16 Mar 2024  |   06:54am IST

Elections will be declared today but Goans are searching for leaders. And leadership

In five years, main parties have no one who inspires and is a natural choice in either of the two seats
Elections will be  declared today but Goans are searching for leaders.  And leadership

It is a matter of deep sadness and a sense of great loss for Goans that with about four weeks left for them to decide on whom to send to the Parliament, Goans do not have natural and obvious leadership choices before them either in North Goa or South Goa.

And if both the BJP and the Congress are still “searching”, shortlisting, and throwing up names from the same people who want to contest some election or the other, it’s a shame. While leaders jump parties for “development”, that development remains strictly personal to them.

When people are constantly hurt, denied and let down, how will confident leadership grow?

The BJP has not even managed to name a South Goa candidate in its first two lists. According to people, this is a clear indication that it has not worked on building leadership. But can leadership grow on a foundation of defected leaders and the overall sense of hurt and injustice that people of Goa have been voicing openly?

Congressmen and women have moved in batches from across communities and constituencies, giving the same “narrative” of development. But, has that narrative been bought by the people? Whose development did they defect for? Their own or Goa’s?

And with batches of defectors “decorating” more than half the assembly constituencies, is there a leader who stands tall among the people? If there were real leaders, then neither of the two main parties would be on a desperate candidate hunt with one month to go for polling in an election that happens every five years.

 But who is hurt? Not those from castes or communities, but Goans.

 MLAs have changed parties but have their voters moved with them? If they indeed had, the ruling party wouldn’t have been trying to throw up names to contest South Goa and coming up repeatedly short, even going to the extent of toying with names that are out of the Goan political and social landscape.

Goans are extremely unlucky that they don’t have people’s leaders, just mere political ones.

 The discontent between political leaders and the people is too evident. And that is the difference between political leaders and people’s leaders. There is no leader in their midst. Only ones who are in politics for their own needs. No natural leader.

People are therefore hurt and disappointed.

On one side there are matka kings, with no image or reputation. On the other side are ticket conductors, sailors with priestly backing and white-haired toothless ‘lions’. What have they achieved and why are they looking for Lok Sabha tickets?

From the panchayat, Zilla Parishad, municipality, and Assembly to the Lok Sabha, the biggest sense of loss is the total disconnect between those who contest elections and those who vote for good governance and delivery of services. Not a day passes when Goans are not knocking on the doors of the administration, fighting for what is denied to them.

They range from personal to issues that matter to Goa and Goans. Be it subsidies to repair boats or fishing nets, or for seeds and crop reimbursement, or getting back money spent by them to repair bundhs, or fair compensation for land acquired or bigger state battles like double tracking of railway lines by encroaching into private property, stopping mining trucks from ploughing through narrow village roads dumping ore in fields, fighting against the sand mining mafia on river banks, or the hill cutting, forest destroying, hill damaging mafia which consists of big-time payers hand in glove with their “official” friends.

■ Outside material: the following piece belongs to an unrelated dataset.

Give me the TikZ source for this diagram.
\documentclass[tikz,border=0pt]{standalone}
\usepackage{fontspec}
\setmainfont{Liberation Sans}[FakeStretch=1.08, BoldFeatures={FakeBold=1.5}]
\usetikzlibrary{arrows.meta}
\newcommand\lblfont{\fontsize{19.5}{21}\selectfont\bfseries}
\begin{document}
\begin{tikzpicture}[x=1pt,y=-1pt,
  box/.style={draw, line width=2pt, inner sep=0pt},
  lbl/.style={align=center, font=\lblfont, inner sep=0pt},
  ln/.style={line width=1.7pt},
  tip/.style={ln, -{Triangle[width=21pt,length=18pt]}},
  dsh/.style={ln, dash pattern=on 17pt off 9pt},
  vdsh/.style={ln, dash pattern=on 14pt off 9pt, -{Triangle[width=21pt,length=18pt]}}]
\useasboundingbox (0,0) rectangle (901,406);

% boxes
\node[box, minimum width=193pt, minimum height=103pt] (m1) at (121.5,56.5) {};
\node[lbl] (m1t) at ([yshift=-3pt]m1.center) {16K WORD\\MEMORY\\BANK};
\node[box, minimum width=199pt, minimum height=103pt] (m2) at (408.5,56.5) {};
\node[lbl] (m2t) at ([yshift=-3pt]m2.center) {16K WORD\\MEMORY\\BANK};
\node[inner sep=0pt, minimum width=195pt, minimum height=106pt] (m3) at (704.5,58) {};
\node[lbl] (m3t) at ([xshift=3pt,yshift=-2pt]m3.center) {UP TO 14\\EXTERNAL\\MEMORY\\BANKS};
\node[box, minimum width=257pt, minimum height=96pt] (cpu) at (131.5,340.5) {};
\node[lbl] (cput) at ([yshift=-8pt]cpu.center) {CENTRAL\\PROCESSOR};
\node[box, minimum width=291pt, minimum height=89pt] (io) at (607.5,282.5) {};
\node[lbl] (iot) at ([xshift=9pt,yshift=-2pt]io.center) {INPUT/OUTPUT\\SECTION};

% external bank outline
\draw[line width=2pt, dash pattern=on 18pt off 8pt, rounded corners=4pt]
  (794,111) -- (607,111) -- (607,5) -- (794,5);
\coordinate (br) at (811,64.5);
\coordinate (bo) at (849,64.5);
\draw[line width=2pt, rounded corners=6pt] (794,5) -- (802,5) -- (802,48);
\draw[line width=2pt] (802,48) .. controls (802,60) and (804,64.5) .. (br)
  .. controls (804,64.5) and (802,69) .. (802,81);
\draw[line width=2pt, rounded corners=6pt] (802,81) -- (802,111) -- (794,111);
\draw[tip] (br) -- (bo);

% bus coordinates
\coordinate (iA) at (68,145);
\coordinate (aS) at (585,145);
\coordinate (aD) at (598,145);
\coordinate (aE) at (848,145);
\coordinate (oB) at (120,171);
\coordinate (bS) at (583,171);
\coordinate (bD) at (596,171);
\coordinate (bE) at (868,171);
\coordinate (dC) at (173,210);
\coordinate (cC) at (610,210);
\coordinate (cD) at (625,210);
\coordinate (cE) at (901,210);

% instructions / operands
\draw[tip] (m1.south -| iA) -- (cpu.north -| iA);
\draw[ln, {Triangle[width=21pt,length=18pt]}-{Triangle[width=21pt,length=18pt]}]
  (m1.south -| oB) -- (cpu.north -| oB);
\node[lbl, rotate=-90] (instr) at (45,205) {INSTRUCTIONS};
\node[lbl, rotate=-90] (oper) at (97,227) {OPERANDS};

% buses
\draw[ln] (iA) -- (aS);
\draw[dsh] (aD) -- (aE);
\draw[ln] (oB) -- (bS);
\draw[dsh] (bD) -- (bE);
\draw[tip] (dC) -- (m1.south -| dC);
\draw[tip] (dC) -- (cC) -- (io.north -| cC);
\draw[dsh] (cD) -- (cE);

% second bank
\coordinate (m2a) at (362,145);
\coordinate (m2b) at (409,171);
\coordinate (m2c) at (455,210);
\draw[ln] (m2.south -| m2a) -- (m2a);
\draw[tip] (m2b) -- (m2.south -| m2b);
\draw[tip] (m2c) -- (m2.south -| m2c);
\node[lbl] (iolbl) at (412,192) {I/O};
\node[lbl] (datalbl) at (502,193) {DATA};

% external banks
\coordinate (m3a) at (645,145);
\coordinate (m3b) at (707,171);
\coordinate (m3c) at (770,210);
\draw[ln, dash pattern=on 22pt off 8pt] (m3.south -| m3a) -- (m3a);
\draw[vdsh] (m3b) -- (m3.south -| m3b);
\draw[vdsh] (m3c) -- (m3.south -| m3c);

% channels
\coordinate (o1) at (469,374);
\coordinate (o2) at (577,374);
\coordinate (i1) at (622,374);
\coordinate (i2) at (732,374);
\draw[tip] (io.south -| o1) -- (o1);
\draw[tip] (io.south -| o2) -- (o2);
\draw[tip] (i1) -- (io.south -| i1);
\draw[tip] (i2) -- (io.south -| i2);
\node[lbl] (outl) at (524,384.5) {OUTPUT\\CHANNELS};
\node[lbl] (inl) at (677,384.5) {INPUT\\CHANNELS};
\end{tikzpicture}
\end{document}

Goans wonder when political parties and their leaders speak about these issues in their campaigns, and write them in their manifestos.

When did you last notice a party making the time-bound delivery of projects without cost escalation and criminally punishing those involved in corruption in mega projects, a key part of their people-centric election agenda?

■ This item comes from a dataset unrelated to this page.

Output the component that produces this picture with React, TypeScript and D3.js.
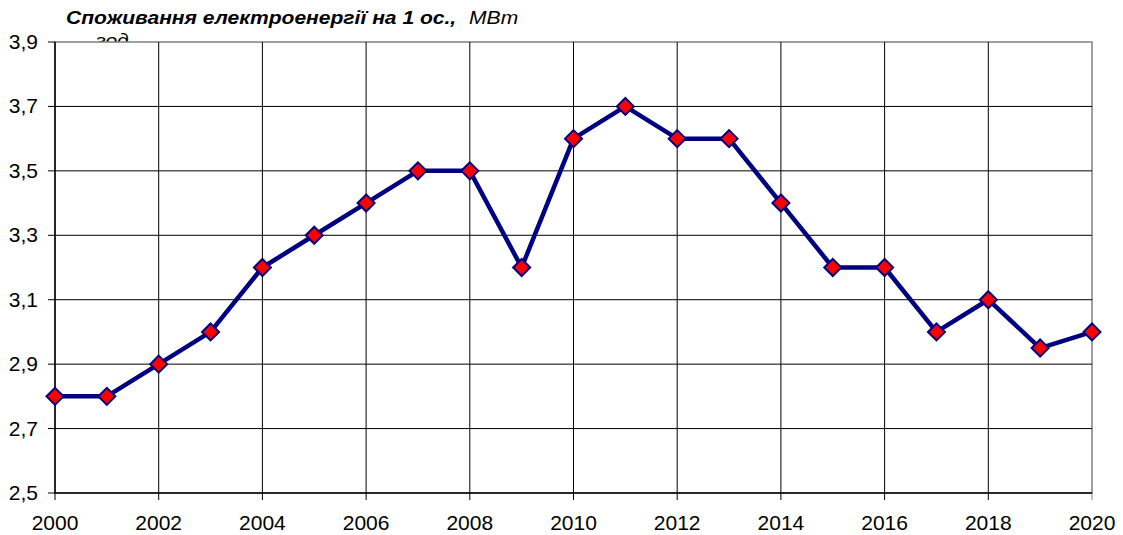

Instead, they have a power-centric agenda to serve only the special people with whom they have a special electoral bond. With big-time corporate funding of elections, this reality has only been reconfirmed with names of donors, they control the “puppet show”.

There is no need to even guess who the puppets are. They are the simple people, who still pray and hope that democracy is a reflection of their hopes and aspirations.

Unfortunately, the election process - to many voters - feels like a script played out to ensure that the big-time investors get their return on investment for the next five years. And governance has become all about working towards the return on their investment.

However, there is one problem that political parties face with this approach. When there is a deep sense of mistrust among the people at large and when this discontent increases by the day, the constitutional necessity of finding faces that can draw some inspiration becomes a big challenge. And that is exactly the challenge that even the ruling party is facing.

Ironically, the lack of conviction in the integrity of elected politicians cuts across parties leading to the same sense of struggle in finding candidates among non-ruling parties too.

Ultimately, all parties will find someone who will file his or her nomination leaving people with choices that are not theirs. But it is their undying faith in democracy above the demise of clean politics, (for most) that will still take them to the polling booth. It will show for sure that democracy is in motion, but is it still resulting in a people-centric force that the forefathers of our constitution had dreamt of when they framed it?

Let us leave this question in the minds of all of us as we get ready to be presented with the election schedule, to send two MPs from Goa, among the 543 in India, to represent us in Parliament.